[The request] Quote every line as written. Omit pictures.

[Material provided]

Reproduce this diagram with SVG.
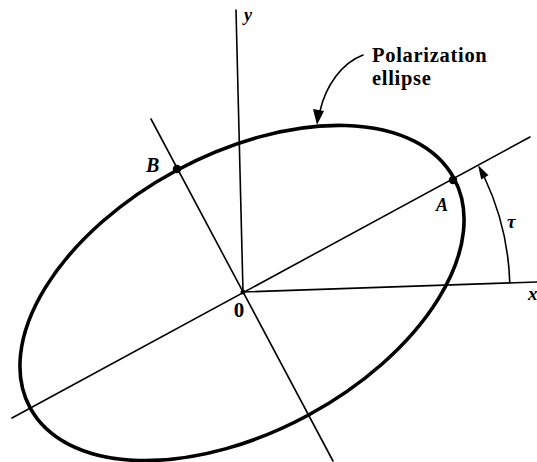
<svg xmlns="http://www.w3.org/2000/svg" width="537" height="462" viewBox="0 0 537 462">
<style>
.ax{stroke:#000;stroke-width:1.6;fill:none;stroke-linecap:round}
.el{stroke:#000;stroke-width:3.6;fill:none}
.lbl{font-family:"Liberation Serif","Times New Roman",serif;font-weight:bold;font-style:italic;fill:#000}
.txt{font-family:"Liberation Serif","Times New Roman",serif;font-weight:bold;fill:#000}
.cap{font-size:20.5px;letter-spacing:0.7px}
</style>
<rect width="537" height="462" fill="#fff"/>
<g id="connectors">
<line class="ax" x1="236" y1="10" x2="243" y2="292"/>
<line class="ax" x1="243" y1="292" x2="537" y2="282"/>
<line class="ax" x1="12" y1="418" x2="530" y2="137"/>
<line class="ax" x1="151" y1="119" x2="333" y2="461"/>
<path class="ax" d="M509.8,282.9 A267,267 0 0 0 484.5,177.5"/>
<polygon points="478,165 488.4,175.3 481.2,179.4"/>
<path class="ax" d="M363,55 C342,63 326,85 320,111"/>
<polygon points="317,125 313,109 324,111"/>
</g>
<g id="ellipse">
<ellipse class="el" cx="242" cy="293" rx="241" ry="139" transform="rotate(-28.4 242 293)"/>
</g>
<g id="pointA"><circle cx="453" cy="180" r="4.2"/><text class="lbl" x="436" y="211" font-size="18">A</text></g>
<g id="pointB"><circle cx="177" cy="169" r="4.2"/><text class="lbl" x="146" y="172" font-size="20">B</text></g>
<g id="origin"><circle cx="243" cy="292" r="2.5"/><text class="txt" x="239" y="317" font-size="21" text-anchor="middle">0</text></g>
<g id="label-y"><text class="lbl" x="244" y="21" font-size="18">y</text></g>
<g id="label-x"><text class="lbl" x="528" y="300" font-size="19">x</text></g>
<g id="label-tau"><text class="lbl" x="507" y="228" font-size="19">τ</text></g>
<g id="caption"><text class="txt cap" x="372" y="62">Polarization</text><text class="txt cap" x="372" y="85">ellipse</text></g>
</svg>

[Solution below]
Reproduce this diagram with SVG.
<svg xmlns="http://www.w3.org/2000/svg" width="537" height="462" viewBox="0 0 537 462">
<style>
.ax{stroke:#000;stroke-width:1.6;fill:none;stroke-linecap:round}
.el{stroke:#000;stroke-width:3.6;fill:none}
.lbl{font-family:"Liberation Serif","Times New Roman",serif;font-weight:bold;font-style:italic;fill:#000}
.txt{font-family:"Liberation Serif","Times New Roman",serif;font-weight:bold;fill:#000}
.cap{font-size:20.5px;letter-spacing:0.7px}
</style>
<rect width="537" height="462" fill="#fff"/>
<g id="connectors">
<line class="ax" x1="236" y1="10" x2="243" y2="292"/>
<line class="ax" x1="243" y1="292" x2="537" y2="282"/>
<line class="ax" x1="12" y1="418" x2="530" y2="137"/>
<line class="ax" x1="151" y1="119" x2="333" y2="461"/>
<path class="ax" d="M509.8,282.9 A267,267 0 0 0 484.5,177.5"/>
<polygon points="478,165 488.4,175.3 481.2,179.4"/>
<path class="ax" d="M363,55 C342,63 326,85 320,111"/>
<polygon points="317,125 313,109 324,111"/>
</g>
<g id="ellipse">
<ellipse class="el" cx="242" cy="293" rx="241" ry="139" transform="rotate(-28.4 242 293)"/>
</g>
<g id="pointA"><circle cx="453" cy="180" r="4.2"/><text class="lbl" x="436" y="211" font-size="18">A</text></g>
<g id="pointB"><circle cx="177" cy="169" r="4.2"/><text class="lbl" x="146" y="172" font-size="20">B</text></g>
<g id="origin"><circle cx="243" cy="292" r="2.5"/><text class="txt" x="239" y="317" font-size="21" text-anchor="middle">0</text></g>
<g id="label-y"><text class="lbl" x="244" y="21" font-size="18">y</text></g>
<g id="label-x"><text class="lbl" x="528" y="300" font-size="19">x</text></g>
<g id="label-tau"><text class="lbl" x="507" y="228" font-size="19">τ</text></g>
<g id="caption"><text class="txt cap" x="372" y="62">Polarization</text><text class="txt cap" x="372" y="85">ellipse</text></g>
</svg>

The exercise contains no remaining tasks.